## TO BE DONE
Only the lines from the start of the data through the one containing "const probTicks = [0, 0.25, 0.5, 0.75, 1];" belong in your answer; return them exactly.

## DATASET SECTION
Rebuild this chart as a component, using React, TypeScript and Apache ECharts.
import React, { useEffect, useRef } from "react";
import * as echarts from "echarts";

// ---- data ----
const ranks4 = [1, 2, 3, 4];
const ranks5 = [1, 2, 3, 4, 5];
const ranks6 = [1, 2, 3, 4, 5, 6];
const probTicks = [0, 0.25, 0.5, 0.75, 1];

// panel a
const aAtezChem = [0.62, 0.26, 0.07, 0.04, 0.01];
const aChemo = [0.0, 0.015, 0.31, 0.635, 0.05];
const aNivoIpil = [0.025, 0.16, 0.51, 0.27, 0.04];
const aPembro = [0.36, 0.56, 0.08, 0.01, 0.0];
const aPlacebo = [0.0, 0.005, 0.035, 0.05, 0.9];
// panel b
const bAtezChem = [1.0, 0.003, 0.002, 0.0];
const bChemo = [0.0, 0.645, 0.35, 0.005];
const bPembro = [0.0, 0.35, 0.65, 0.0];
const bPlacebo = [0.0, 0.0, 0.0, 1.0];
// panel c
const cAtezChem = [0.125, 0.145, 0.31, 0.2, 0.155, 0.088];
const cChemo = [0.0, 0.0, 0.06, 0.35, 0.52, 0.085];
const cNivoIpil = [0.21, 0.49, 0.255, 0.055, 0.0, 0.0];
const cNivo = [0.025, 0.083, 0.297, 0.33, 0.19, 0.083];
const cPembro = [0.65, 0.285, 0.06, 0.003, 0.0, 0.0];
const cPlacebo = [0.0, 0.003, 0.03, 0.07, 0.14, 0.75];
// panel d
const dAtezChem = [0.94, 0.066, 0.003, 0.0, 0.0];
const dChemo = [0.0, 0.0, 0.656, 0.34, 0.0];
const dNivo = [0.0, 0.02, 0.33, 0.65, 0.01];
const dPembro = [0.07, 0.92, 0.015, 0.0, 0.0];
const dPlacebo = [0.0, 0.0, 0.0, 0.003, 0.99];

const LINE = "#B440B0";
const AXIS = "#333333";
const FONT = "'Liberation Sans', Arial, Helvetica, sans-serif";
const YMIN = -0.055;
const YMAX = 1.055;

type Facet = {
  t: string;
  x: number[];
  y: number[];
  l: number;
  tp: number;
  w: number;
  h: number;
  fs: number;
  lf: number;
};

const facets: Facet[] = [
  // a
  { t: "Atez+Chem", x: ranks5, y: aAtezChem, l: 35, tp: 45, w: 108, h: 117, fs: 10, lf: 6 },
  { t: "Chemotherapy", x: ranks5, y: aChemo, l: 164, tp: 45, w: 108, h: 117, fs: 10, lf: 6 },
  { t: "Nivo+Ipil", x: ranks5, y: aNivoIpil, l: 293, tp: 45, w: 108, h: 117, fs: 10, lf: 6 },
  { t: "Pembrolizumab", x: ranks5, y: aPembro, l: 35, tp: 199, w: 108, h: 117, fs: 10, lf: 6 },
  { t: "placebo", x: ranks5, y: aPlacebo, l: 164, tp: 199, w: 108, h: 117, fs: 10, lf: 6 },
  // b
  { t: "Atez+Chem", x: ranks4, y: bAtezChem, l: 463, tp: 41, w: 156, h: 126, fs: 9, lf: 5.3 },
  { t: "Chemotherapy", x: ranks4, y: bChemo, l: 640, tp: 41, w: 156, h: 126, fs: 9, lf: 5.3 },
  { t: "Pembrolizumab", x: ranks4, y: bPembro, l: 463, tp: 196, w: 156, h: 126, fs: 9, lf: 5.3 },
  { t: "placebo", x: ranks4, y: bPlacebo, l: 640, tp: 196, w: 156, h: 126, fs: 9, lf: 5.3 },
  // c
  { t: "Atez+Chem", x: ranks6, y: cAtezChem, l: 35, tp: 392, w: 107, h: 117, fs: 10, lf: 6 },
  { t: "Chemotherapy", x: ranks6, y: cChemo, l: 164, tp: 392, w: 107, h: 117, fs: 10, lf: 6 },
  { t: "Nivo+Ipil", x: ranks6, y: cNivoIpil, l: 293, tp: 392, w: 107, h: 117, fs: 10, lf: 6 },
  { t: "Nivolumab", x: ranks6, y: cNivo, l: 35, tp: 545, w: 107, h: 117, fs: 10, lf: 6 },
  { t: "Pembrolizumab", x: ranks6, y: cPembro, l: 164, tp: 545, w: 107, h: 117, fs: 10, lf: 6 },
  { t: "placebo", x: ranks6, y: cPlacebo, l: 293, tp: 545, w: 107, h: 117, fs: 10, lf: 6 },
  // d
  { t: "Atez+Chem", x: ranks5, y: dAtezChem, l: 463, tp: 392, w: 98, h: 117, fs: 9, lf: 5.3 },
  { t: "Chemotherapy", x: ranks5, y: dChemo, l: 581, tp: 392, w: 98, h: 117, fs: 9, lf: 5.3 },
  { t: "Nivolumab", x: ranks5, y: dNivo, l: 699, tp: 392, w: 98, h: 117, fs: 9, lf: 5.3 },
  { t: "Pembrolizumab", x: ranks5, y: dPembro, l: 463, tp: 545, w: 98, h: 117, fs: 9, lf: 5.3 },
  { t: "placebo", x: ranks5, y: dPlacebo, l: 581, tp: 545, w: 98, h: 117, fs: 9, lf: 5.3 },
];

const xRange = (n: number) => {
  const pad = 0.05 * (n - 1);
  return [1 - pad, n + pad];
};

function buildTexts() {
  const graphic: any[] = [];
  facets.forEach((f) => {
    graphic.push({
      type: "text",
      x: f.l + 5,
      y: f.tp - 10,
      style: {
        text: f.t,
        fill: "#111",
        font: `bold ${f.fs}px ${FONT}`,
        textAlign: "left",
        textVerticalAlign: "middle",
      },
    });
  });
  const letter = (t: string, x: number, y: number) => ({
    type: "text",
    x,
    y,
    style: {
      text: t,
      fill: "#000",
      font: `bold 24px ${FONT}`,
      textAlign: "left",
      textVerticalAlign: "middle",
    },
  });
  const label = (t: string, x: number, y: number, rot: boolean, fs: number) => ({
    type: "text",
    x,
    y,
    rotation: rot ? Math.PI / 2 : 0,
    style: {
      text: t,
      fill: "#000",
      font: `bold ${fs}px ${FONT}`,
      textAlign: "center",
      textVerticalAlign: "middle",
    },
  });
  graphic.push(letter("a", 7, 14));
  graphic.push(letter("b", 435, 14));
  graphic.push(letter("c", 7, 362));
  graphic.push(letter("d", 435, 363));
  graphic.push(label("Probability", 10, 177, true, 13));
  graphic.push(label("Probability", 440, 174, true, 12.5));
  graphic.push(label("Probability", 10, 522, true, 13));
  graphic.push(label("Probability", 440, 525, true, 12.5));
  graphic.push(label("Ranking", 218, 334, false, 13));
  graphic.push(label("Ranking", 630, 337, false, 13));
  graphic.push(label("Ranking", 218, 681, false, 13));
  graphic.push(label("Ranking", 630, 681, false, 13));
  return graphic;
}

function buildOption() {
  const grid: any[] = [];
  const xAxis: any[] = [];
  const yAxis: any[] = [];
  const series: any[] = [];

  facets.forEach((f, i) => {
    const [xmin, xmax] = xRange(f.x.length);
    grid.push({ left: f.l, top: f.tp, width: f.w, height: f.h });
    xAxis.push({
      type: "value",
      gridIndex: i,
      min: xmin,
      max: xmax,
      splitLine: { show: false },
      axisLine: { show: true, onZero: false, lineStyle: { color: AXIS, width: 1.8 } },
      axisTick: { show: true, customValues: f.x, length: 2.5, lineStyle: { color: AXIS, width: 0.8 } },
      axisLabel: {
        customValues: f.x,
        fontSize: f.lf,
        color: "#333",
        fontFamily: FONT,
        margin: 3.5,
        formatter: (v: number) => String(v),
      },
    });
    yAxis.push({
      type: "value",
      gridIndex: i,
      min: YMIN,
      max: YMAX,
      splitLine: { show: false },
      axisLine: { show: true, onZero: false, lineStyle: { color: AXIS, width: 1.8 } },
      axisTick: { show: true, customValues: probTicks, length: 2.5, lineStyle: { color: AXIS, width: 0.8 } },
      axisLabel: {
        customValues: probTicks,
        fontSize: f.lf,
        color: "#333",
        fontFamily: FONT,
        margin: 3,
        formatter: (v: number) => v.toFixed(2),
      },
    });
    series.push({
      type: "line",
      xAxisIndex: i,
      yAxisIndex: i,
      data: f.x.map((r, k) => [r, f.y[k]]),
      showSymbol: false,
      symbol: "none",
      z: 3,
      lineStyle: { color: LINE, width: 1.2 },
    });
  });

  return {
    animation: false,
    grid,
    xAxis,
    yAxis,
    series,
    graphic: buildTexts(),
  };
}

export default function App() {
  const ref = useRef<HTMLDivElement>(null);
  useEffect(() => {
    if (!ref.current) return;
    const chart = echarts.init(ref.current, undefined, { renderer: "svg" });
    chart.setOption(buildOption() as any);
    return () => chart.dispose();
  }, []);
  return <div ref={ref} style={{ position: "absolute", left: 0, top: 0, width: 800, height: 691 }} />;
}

## EXERCISE RESPONSE
Rebuild this chart as a component, using React, TypeScript and Apache ECharts.
import React, { useEffect, useRef } from "react";
import * as echarts from "echarts";

// ---- data ----
const ranks4 = [1, 2, 3, 4];
const ranks5 = [1, 2, 3, 4, 5];
const ranks6 = [1, 2, 3, 4, 5, 6];
const probTicks = [0, 0.25, 0.5, 0.75, 1];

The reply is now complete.